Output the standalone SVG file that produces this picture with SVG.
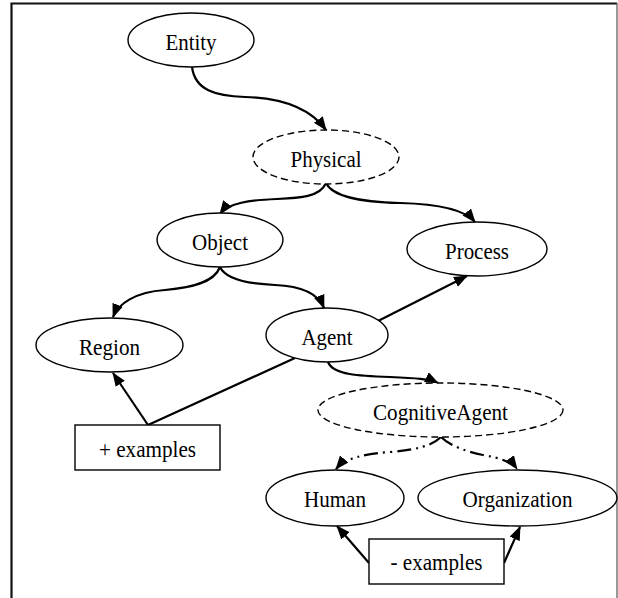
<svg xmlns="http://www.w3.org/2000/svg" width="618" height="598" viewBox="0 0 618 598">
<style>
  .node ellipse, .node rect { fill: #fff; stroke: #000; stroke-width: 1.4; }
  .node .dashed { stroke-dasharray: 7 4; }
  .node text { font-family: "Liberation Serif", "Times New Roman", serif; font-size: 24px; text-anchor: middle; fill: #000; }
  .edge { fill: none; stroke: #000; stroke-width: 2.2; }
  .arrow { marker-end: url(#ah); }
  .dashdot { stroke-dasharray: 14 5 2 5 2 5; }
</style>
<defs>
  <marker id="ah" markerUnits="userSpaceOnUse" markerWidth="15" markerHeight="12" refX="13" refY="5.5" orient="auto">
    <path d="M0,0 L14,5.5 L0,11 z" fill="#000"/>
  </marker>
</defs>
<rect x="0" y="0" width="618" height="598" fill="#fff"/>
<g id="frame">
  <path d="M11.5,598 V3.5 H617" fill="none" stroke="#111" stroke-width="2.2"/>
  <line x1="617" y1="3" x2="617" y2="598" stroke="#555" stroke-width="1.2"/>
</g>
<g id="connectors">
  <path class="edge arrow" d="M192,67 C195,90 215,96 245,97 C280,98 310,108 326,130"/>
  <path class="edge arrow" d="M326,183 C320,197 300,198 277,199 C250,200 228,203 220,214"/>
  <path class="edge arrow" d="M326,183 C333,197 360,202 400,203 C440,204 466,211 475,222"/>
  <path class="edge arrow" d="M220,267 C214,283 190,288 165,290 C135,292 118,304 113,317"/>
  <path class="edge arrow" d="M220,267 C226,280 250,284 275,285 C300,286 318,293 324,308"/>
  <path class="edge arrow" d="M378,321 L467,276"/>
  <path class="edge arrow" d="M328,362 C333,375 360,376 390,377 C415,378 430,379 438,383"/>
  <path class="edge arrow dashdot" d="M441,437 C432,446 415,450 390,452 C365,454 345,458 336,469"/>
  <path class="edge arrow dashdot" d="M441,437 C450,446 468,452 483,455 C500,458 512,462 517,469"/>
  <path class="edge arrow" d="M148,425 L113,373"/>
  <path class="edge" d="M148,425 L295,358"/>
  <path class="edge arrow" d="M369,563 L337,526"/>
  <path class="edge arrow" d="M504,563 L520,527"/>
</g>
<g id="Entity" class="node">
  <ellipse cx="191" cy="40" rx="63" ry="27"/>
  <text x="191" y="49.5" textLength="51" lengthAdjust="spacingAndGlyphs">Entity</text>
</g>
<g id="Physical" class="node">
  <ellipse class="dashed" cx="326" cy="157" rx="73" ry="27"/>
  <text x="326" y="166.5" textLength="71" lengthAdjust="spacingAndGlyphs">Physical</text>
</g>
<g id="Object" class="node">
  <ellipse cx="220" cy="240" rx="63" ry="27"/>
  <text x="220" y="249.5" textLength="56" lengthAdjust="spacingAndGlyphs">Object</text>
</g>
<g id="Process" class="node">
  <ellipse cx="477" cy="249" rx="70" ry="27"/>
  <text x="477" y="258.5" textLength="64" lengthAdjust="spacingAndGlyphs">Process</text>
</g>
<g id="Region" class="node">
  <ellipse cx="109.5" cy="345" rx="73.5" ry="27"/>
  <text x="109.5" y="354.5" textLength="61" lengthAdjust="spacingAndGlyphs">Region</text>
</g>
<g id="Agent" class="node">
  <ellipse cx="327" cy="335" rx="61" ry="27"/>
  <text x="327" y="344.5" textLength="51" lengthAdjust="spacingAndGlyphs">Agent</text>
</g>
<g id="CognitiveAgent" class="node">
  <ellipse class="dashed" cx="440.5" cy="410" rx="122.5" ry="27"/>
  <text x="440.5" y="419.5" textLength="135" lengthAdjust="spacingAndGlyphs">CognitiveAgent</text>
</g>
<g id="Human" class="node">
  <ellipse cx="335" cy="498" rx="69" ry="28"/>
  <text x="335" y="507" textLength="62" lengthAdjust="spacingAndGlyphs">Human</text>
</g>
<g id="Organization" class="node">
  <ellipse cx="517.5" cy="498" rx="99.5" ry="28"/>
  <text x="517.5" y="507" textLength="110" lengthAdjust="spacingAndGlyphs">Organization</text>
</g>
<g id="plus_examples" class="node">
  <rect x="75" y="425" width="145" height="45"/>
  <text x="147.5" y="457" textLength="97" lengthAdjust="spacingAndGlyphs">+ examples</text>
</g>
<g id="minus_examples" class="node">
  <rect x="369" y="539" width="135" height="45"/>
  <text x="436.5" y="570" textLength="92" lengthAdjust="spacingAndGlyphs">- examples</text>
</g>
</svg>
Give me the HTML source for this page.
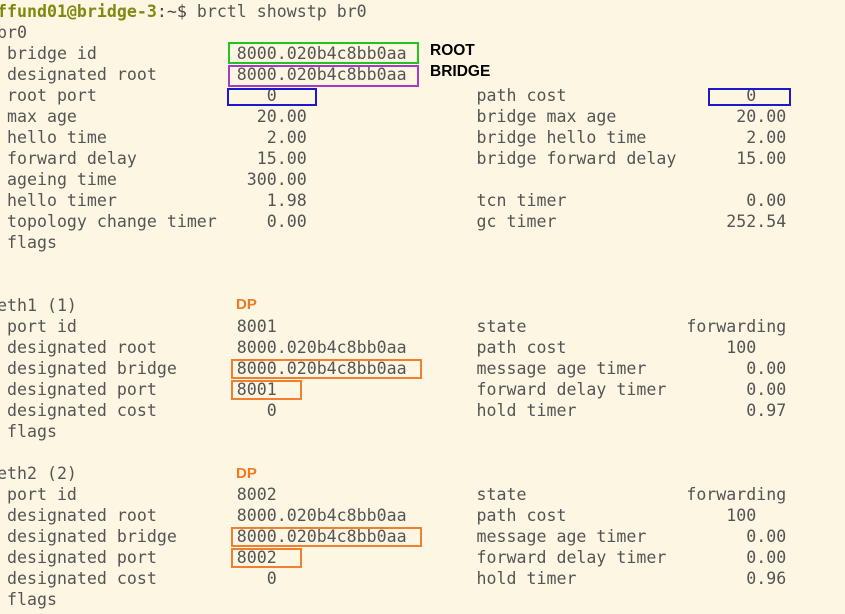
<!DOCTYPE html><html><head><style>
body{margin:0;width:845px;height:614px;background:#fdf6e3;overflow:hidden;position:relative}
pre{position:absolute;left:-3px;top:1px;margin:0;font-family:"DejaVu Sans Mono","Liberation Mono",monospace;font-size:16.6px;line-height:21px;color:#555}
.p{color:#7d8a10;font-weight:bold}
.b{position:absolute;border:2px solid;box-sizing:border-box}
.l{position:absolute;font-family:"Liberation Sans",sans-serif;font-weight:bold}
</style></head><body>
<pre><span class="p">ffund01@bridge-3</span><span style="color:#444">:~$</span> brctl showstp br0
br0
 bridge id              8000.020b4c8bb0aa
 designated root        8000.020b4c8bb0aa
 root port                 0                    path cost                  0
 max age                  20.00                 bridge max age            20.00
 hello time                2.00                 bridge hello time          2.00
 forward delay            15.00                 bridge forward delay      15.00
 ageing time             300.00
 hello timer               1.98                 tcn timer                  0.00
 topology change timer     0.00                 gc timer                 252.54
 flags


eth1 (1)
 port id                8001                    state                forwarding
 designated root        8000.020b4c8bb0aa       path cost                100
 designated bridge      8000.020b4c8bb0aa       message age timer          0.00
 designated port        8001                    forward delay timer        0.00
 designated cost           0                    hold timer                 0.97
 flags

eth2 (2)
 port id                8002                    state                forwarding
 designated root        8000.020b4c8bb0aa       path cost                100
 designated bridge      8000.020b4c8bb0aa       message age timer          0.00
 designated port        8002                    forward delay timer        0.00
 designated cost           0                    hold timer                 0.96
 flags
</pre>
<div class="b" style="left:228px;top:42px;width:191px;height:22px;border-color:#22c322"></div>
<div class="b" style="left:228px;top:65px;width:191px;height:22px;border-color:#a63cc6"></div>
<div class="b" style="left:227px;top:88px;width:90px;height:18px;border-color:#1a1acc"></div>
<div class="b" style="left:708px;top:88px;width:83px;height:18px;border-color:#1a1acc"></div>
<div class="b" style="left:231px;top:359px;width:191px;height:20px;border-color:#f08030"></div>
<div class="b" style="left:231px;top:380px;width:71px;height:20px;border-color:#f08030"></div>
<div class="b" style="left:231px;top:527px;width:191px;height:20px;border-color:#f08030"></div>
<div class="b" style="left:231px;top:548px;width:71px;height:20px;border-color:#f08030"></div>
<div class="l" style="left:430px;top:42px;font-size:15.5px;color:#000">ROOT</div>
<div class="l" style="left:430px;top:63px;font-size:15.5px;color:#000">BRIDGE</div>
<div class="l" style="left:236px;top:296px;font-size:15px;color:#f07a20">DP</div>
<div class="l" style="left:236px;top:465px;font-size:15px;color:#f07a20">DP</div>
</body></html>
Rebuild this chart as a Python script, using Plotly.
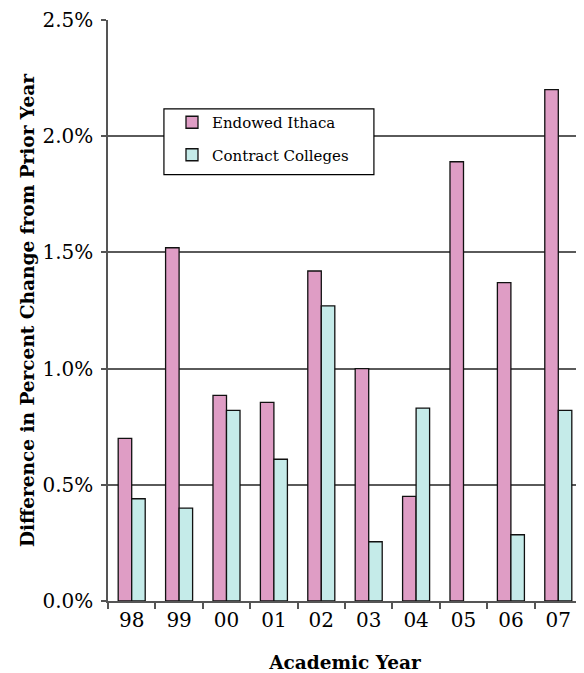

+++

▸ **Task description**: Exclude the images and reproduce the remaining data exactly.

▸ **Reply to the exercise**:
Output the standalone SVG file that produces this picture with SVG.
<svg xmlns="http://www.w3.org/2000/svg" width="618" height="598" viewBox="0 0 618 598">
<style>
  .node ellipse, .node rect { fill: #fff; stroke: #000; stroke-width: 1.4; }
  .node .dashed { stroke-dasharray: 7 4; }
  .node text { font-family: "Liberation Serif", "Times New Roman", serif; font-size: 24px; text-anchor: middle; fill: #000; }
  .edge { fill: none; stroke: #000; stroke-width: 2.2; }
  .arrow { marker-end: url(#ah); }
  .dashdot { stroke-dasharray: 14 5 2 5 2 5; }
</style>
<defs>
  <marker id="ah" markerUnits="userSpaceOnUse" markerWidth="15" markerHeight="12" refX="13" refY="5.5" orient="auto">
    <path d="M0,0 L14,5.5 L0,11 z" fill="#000"/>
  </marker>
</defs>
<rect x="0" y="0" width="618" height="598" fill="#fff"/>
<g id="frame">
  <path d="M11.5,598 V3.5 H617" fill="none" stroke="#111" stroke-width="2.2"/>
  <line x1="617" y1="3" x2="617" y2="598" stroke="#555" stroke-width="1.2"/>
</g>
<g id="connectors">
  <path class="edge arrow" d="M192,67 C195,90 215,96 245,97 C280,98 310,108 326,130"/>
  <path class="edge arrow" d="M326,183 C320,197 300,198 277,199 C250,200 228,203 220,214"/>
  <path class="edge arrow" d="M326,183 C333,197 360,202 400,203 C440,204 466,211 475,222"/>
  <path class="edge arrow" d="M220,267 C214,283 190,288 165,290 C135,292 118,304 113,317"/>
  <path class="edge arrow" d="M220,267 C226,280 250,284 275,285 C300,286 318,293 324,308"/>
  <path class="edge arrow" d="M378,321 L467,276"/>
  <path class="edge arrow" d="M328,362 C333,375 360,376 390,377 C415,378 430,379 438,383"/>
  <path class="edge arrow dashdot" d="M441,437 C432,446 415,450 390,452 C365,454 345,458 336,469"/>
  <path class="edge arrow dashdot" d="M441,437 C450,446 468,452 483,455 C500,458 512,462 517,469"/>
  <path class="edge arrow" d="M148,425 L113,373"/>
  <path class="edge" d="M148,425 L295,358"/>
  <path class="edge arrow" d="M369,563 L337,526"/>
  <path class="edge arrow" d="M504,563 L520,527"/>
</g>
<g id="Entity" class="node">
  <ellipse cx="191" cy="40" rx="63" ry="27"/>
  <text x="191" y="49.5" textLength="51" lengthAdjust="spacingAndGlyphs">Entity</text>
</g>
<g id="Physical" class="node">
  <ellipse class="dashed" cx="326" cy="157" rx="73" ry="27"/>
  <text x="326" y="166.5" textLength="71" lengthAdjust="spacingAndGlyphs">Physical</text>
</g>
<g id="Object" class="node">
  <ellipse cx="220" cy="240" rx="63" ry="27"/>
  <text x="220" y="249.5" textLength="56" lengthAdjust="spacingAndGlyphs">Object</text>
</g>
<g id="Process" class="node">
  <ellipse cx="477" cy="249" rx="70" ry="27"/>
  <text x="477" y="258.5" textLength="64" lengthAdjust="spacingAndGlyphs">Process</text>
</g>
<g id="Region" class="node">
  <ellipse cx="109.5" cy="345" rx="73.5" ry="27"/>
  <text x="109.5" y="354.5" textLength="61" lengthAdjust="spacingAndGlyphs">Region</text>
</g>
<g id="Agent" class="node">
  <ellipse cx="327" cy="335" rx="61" ry="27"/>
  <text x="327" y="344.5" textLength="51" lengthAdjust="spacingAndGlyphs">Agent</text>
</g>
<g id="CognitiveAgent" class="node">
  <ellipse class="dashed" cx="440.5" cy="410" rx="122.5" ry="27"/>
  <text x="440.5" y="419.5" textLength="135" lengthAdjust="spacingAndGlyphs">CognitiveAgent</text>
</g>
<g id="Human" class="node">
  <ellipse cx="335" cy="498" rx="69" ry="28"/>
  <text x="335" y="507" textLength="62" lengthAdjust="spacingAndGlyphs">Human</text>
</g>
<g id="Organization" class="node">
  <ellipse cx="517.5" cy="498" rx="99.5" ry="28"/>
  <text x="517.5" y="507" textLength="110" lengthAdjust="spacingAndGlyphs">Organization</text>
</g>
<g id="plus_examples" class="node">
  <rect x="75" y="425" width="145" height="45"/>
  <text x="147.5" y="457" textLength="97" lengthAdjust="spacingAndGlyphs">+ examples</text>
</g>
<g id="minus_examples" class="node">
  <rect x="369" y="539" width="135" height="45"/>
  <text x="436.5" y="570" textLength="92" lengthAdjust="spacingAndGlyphs">- examples</text>
</g>
</svg>
Give me the HTML source for this page.
<!DOCTYPE html><html><head><style>
body{margin:0;width:845px;height:614px;background:#fdf6e3;overflow:hidden;position:relative}
pre{position:absolute;left:-3px;top:1px;margin:0;font-family:"DejaVu Sans Mono","Liberation Mono",monospace;font-size:16.6px;line-height:21px;color:#555}
.p{color:#7d8a10;font-weight:bold}
.b{position:absolute;border:2px solid;box-sizing:border-box}
.l{position:absolute;font-family:"Liberation Sans",sans-serif;font-weight:bold}
</style></head><body>
<pre><span class="p">ffund01@bridge-3</span><span style="color:#444">:~$</span> brctl showstp br0
br0
 bridge id              8000.020b4c8bb0aa
 designated root        8000.020b4c8bb0aa
 root port                 0                    path cost                  0
 max age                  20.00                 bridge max age            20.00
 hello time                2.00                 bridge hello time          2.00
 forward delay            15.00                 bridge forward delay      15.00
 ageing time             300.00
 hello timer               1.98                 tcn timer                  0.00
 topology change timer     0.00                 gc timer                 252.54
 flags


eth1 (1)
 port id                8001                    state                forwarding
 designated root        8000.020b4c8bb0aa       path cost                100
 designated bridge      8000.020b4c8bb0aa       message age timer          0.00
 designated port        8001                    forward delay timer        0.00
 designated cost           0                    hold timer                 0.97
 flags

eth2 (2)
 port id                8002                    state                forwarding
 designated root        8000.020b4c8bb0aa       path cost                100
 designated bridge      8000.020b4c8bb0aa       message age timer          0.00
 designated port        8002                    forward delay timer        0.00
 designated cost           0                    hold timer                 0.96
 flags
</pre>
<div class="b" style="left:228px;top:42px;width:191px;height:22px;border-color:#22c322"></div>
<div class="b" style="left:228px;top:65px;width:191px;height:22px;border-color:#a63cc6"></div>
<div class="b" style="left:227px;top:88px;width:90px;height:18px;border-color:#1a1acc"></div>
<div class="b" style="left:708px;top:88px;width:83px;height:18px;border-color:#1a1acc"></div>
<div class="b" style="left:231px;top:359px;width:191px;height:20px;border-color:#f08030"></div>
<div class="b" style="left:231px;top:380px;width:71px;height:20px;border-color:#f08030"></div>
<div class="b" style="left:231px;top:527px;width:191px;height:20px;border-color:#f08030"></div>
<div class="b" style="left:231px;top:548px;width:71px;height:20px;border-color:#f08030"></div>
<div class="l" style="left:430px;top:42px;font-size:15.5px;color:#000">ROOT</div>
<div class="l" style="left:430px;top:63px;font-size:15.5px;color:#000">BRIDGE</div>
<div class="l" style="left:236px;top:296px;font-size:15px;color:#f07a20">DP</div>
<div class="l" style="left:236px;top:465px;font-size:15px;color:#f07a20">DP</div>
</body></html>
Rebuild this chart as a Python script, using Plotly.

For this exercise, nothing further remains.